◆ Exercise directions
In the entries below, which lines run from the one containing "Recreate this image" to the one containing "linewidths=0)"? Copy exactly those lines, ends included, and no others.

◆ Data supplied
◆ ◆ ◆ ◆ ◆

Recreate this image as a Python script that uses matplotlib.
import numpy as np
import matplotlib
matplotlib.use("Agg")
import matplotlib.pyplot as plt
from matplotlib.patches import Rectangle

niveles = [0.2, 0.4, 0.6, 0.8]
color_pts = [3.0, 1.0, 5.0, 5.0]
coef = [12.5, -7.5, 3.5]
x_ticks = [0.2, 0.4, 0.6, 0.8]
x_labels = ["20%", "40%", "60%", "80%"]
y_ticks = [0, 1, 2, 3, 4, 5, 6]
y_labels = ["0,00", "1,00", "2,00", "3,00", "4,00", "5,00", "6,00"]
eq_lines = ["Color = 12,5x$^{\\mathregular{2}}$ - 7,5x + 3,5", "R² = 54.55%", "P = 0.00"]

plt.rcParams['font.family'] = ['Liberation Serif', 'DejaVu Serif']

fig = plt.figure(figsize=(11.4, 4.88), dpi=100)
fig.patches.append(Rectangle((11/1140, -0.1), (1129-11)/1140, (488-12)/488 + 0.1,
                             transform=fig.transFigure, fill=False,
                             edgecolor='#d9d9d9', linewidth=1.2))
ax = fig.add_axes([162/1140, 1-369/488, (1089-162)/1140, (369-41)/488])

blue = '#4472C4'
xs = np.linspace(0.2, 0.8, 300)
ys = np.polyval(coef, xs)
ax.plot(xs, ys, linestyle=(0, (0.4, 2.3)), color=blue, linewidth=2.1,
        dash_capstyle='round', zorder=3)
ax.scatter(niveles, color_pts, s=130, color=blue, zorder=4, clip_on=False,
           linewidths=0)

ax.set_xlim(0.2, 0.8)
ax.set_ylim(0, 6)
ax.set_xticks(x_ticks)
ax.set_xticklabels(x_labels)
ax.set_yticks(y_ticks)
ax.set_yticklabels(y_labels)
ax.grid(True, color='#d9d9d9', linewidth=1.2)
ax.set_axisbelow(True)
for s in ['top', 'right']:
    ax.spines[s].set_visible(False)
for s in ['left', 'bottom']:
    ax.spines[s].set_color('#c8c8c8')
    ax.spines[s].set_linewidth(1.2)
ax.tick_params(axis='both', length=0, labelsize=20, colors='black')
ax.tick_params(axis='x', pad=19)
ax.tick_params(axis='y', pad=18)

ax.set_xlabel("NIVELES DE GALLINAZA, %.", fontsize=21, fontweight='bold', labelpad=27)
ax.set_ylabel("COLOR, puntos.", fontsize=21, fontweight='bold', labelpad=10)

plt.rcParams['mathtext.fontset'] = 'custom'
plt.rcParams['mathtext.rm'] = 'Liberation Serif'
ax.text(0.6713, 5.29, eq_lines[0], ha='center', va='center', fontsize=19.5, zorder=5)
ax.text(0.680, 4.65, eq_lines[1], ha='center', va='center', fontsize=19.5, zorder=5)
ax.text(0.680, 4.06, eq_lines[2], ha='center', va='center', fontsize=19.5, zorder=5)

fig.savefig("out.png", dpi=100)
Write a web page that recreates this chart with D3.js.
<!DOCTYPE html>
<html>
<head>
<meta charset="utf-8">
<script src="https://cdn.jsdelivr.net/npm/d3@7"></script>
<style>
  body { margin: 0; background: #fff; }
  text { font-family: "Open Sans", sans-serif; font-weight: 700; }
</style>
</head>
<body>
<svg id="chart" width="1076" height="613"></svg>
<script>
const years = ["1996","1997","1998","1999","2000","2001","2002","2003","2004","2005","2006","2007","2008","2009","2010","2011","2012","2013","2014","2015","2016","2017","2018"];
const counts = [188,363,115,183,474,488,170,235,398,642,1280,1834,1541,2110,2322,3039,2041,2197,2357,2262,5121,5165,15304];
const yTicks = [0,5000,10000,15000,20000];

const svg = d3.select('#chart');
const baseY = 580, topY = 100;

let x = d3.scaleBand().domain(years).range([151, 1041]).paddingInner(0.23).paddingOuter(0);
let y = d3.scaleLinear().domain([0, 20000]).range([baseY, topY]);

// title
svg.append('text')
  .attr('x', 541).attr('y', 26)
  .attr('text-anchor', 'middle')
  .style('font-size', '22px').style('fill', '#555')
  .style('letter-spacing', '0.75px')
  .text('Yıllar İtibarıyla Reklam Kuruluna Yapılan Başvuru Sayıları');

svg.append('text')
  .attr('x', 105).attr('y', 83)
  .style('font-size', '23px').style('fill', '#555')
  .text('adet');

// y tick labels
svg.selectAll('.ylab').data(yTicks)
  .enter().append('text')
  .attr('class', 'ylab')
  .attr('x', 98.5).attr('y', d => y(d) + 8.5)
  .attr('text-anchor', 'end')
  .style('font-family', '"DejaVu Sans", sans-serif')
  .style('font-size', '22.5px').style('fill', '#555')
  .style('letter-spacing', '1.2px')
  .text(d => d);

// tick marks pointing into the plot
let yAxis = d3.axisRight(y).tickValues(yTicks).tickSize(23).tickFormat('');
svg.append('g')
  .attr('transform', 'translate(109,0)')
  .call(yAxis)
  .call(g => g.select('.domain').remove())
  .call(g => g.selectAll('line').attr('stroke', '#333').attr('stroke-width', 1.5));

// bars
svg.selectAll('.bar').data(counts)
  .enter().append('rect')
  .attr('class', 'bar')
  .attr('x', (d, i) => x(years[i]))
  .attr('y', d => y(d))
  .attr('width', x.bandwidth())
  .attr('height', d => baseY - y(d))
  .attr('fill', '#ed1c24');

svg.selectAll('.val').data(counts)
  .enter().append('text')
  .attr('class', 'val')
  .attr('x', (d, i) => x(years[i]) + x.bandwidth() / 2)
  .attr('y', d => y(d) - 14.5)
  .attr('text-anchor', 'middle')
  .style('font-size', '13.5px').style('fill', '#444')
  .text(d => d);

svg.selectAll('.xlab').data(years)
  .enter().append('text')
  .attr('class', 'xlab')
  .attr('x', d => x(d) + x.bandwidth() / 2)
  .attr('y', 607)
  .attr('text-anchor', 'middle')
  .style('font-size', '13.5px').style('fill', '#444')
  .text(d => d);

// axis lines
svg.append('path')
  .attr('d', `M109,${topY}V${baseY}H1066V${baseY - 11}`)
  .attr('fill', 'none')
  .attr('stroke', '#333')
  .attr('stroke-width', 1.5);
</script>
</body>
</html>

◆ ◆ ◆ ◆ ◆

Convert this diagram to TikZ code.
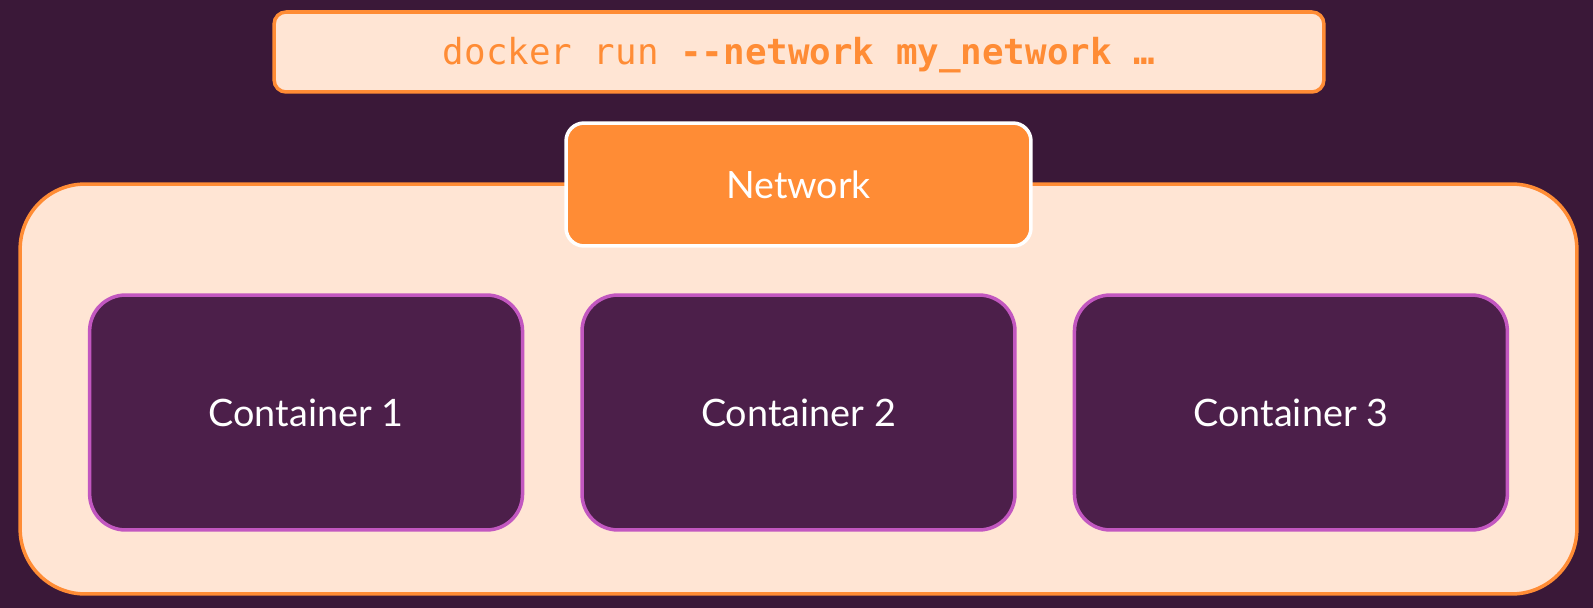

◆ ◆ ◆ ◆ ◆

◆ Problem solution
Recreate this image as a Python script that uses matplotlib.
import numpy as np
import matplotlib
matplotlib.use("Agg")
import matplotlib.pyplot as plt
from matplotlib.patches import Rectangle

niveles = [0.2, 0.4, 0.6, 0.8]
color_pts = [3.0, 1.0, 5.0, 5.0]
coef = [12.5, -7.5, 3.5]
x_ticks = [0.2, 0.4, 0.6, 0.8]
x_labels = ["20%", "40%", "60%", "80%"]
y_ticks = [0, 1, 2, 3, 4, 5, 6]
y_labels = ["0,00", "1,00", "2,00", "3,00", "4,00", "5,00", "6,00"]
eq_lines = ["Color = 12,5x$^{\\mathregular{2}}$ - 7,5x + 3,5", "R² = 54.55%", "P = 0.00"]

plt.rcParams['font.family'] = ['Liberation Serif', 'DejaVu Serif']

fig = plt.figure(figsize=(11.4, 4.88), dpi=100)
fig.patches.append(Rectangle((11/1140, -0.1), (1129-11)/1140, (488-12)/488 + 0.1,
                             transform=fig.transFigure, fill=False,
                             edgecolor='#d9d9d9', linewidth=1.2))
ax = fig.add_axes([162/1140, 1-369/488, (1089-162)/1140, (369-41)/488])

blue = '#4472C4'
xs = np.linspace(0.2, 0.8, 300)
ys = np.polyval(coef, xs)
ax.plot(xs, ys, linestyle=(0, (0.4, 2.3)), color=blue, linewidth=2.1,
        dash_capstyle='round', zorder=3)
ax.scatter(niveles, color_pts, s=130, color=blue, zorder=4, clip_on=False,
           linewidths=0)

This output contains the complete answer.